> GIVEN INSTRUCTION:
Give the material once more, word for word, without any images.

==*==

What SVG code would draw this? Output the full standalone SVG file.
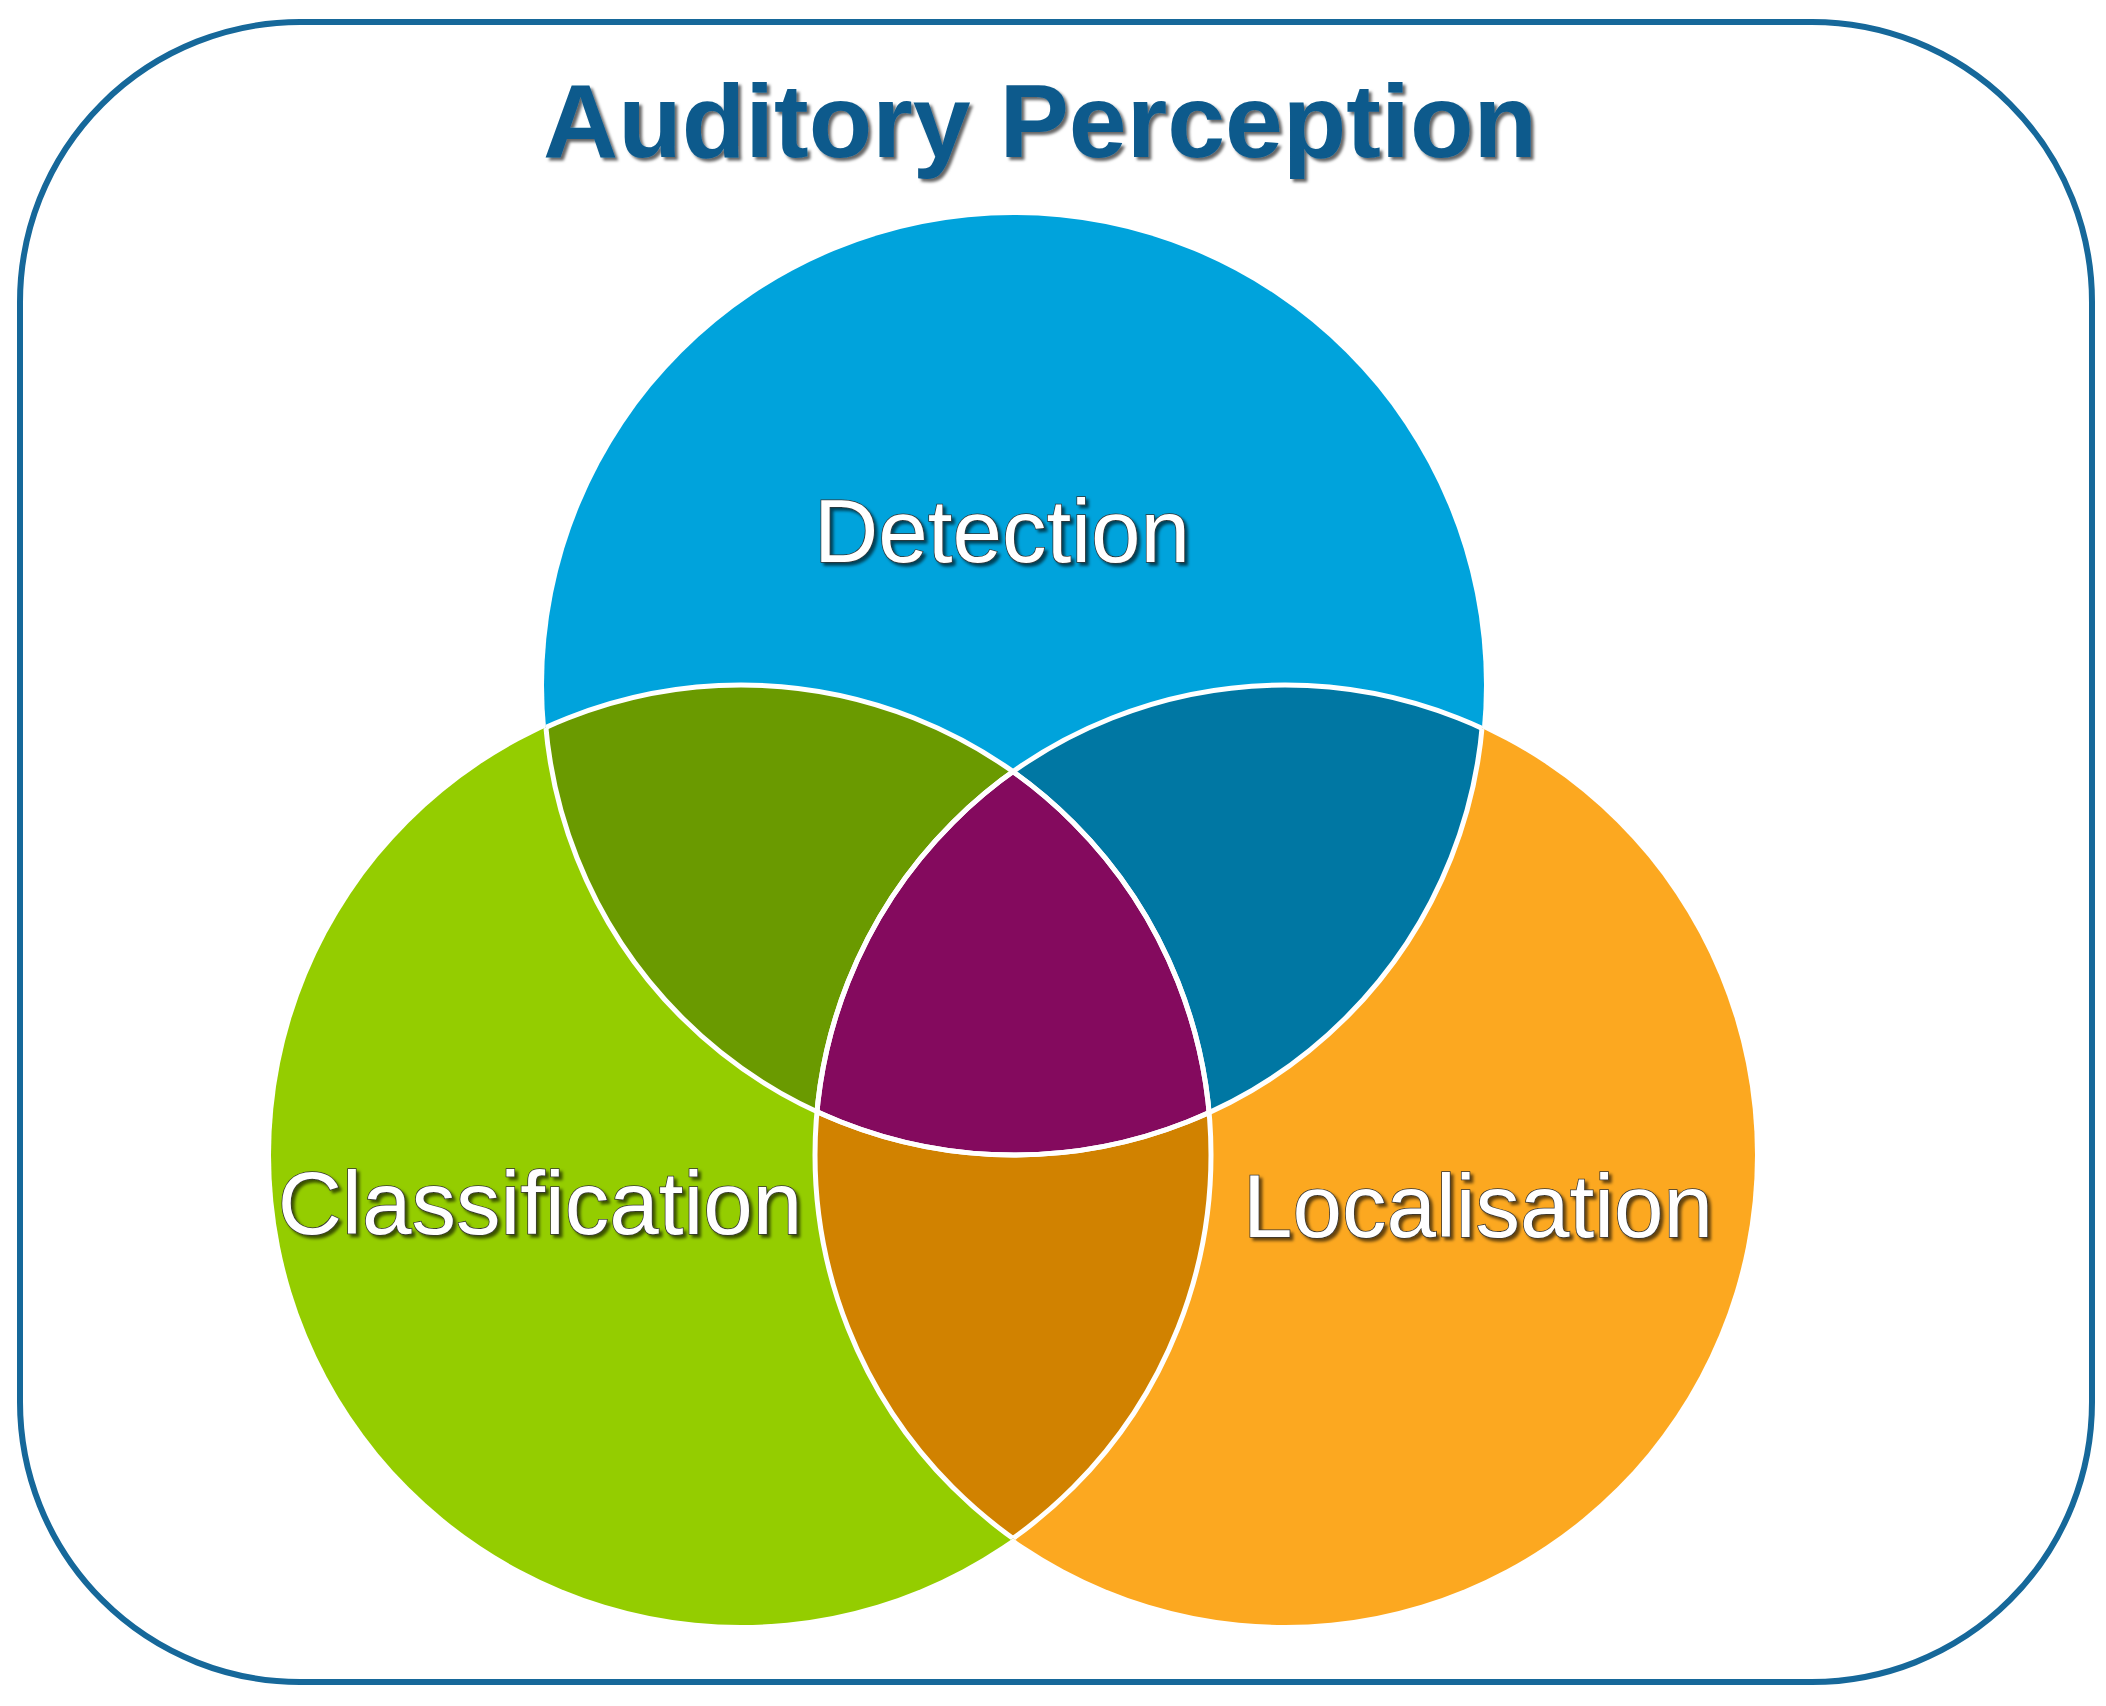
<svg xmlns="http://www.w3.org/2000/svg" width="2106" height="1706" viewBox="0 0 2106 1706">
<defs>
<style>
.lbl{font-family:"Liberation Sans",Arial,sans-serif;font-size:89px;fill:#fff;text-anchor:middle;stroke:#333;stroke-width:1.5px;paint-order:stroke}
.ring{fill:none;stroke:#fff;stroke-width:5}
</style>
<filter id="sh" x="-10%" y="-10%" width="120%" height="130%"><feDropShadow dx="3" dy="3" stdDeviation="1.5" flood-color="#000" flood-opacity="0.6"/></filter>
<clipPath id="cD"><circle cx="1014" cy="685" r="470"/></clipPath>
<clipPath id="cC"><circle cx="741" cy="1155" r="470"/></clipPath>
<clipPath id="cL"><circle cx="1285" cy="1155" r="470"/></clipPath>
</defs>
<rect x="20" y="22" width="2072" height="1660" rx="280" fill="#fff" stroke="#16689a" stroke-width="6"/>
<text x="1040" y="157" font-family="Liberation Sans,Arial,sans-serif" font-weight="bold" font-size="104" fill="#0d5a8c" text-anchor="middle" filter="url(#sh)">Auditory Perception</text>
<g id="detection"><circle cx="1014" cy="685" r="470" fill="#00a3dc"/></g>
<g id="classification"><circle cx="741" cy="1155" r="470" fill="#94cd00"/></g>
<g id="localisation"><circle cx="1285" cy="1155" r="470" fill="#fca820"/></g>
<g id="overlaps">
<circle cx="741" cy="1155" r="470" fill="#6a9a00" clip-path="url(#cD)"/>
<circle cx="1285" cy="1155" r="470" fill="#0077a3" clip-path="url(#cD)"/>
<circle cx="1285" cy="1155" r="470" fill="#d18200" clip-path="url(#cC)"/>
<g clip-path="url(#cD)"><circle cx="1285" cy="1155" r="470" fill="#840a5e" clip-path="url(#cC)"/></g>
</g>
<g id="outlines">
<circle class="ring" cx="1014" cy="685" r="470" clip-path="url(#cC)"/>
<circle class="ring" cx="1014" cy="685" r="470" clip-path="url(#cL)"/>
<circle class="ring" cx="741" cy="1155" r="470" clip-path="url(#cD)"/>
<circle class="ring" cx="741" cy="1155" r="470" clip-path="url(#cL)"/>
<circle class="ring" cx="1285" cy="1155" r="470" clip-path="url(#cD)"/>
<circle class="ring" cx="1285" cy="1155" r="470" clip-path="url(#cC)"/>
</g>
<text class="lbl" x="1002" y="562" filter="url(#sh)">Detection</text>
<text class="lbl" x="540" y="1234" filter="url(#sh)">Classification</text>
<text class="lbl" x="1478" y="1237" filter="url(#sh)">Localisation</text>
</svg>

==*==

> CORRECT RESPONSE:
What SVG code would draw this? Output the full standalone SVG file.
<svg xmlns="http://www.w3.org/2000/svg" width="2106" height="1706" viewBox="0 0 2106 1706">
<defs>
<style>
.lbl{font-family:"Liberation Sans",Arial,sans-serif;font-size:89px;fill:#fff;text-anchor:middle;stroke:#333;stroke-width:1.5px;paint-order:stroke}
.ring{fill:none;stroke:#fff;stroke-width:5}
</style>
<filter id="sh" x="-10%" y="-10%" width="120%" height="130%"><feDropShadow dx="3" dy="3" stdDeviation="1.5" flood-color="#000" flood-opacity="0.6"/></filter>
<clipPath id="cD"><circle cx="1014" cy="685" r="470"/></clipPath>
<clipPath id="cC"><circle cx="741" cy="1155" r="470"/></clipPath>
<clipPath id="cL"><circle cx="1285" cy="1155" r="470"/></clipPath>
</defs>
<rect x="20" y="22" width="2072" height="1660" rx="280" fill="#fff" stroke="#16689a" stroke-width="6"/>
<text x="1040" y="157" font-family="Liberation Sans,Arial,sans-serif" font-weight="bold" font-size="104" fill="#0d5a8c" text-anchor="middle" filter="url(#sh)">Auditory Perception</text>
<g id="detection"><circle cx="1014" cy="685" r="470" fill="#00a3dc"/></g>
<g id="classification"><circle cx="741" cy="1155" r="470" fill="#94cd00"/></g>
<g id="localisation"><circle cx="1285" cy="1155" r="470" fill="#fca820"/></g>
<g id="overlaps">
<circle cx="741" cy="1155" r="470" fill="#6a9a00" clip-path="url(#cD)"/>
<circle cx="1285" cy="1155" r="470" fill="#0077a3" clip-path="url(#cD)"/>
<circle cx="1285" cy="1155" r="470" fill="#d18200" clip-path="url(#cC)"/>
<g clip-path="url(#cD)"><circle cx="1285" cy="1155" r="470" fill="#840a5e" clip-path="url(#cC)"/></g>
</g>
<g id="outlines">
<circle class="ring" cx="1014" cy="685" r="470" clip-path="url(#cC)"/>
<circle class="ring" cx="1014" cy="685" r="470" clip-path="url(#cL)"/>
<circle class="ring" cx="741" cy="1155" r="470" clip-path="url(#cD)"/>
<circle class="ring" cx="741" cy="1155" r="470" clip-path="url(#cL)"/>
<circle class="ring" cx="1285" cy="1155" r="470" clip-path="url(#cD)"/>
<circle class="ring" cx="1285" cy="1155" r="470" clip-path="url(#cC)"/>
</g>
<text class="lbl" x="1002" y="562" filter="url(#sh)">Detection</text>
<text class="lbl" x="540" y="1234" filter="url(#sh)">Classification</text>
<text class="lbl" x="1478" y="1237" filter="url(#sh)">Localisation</text>
</svg>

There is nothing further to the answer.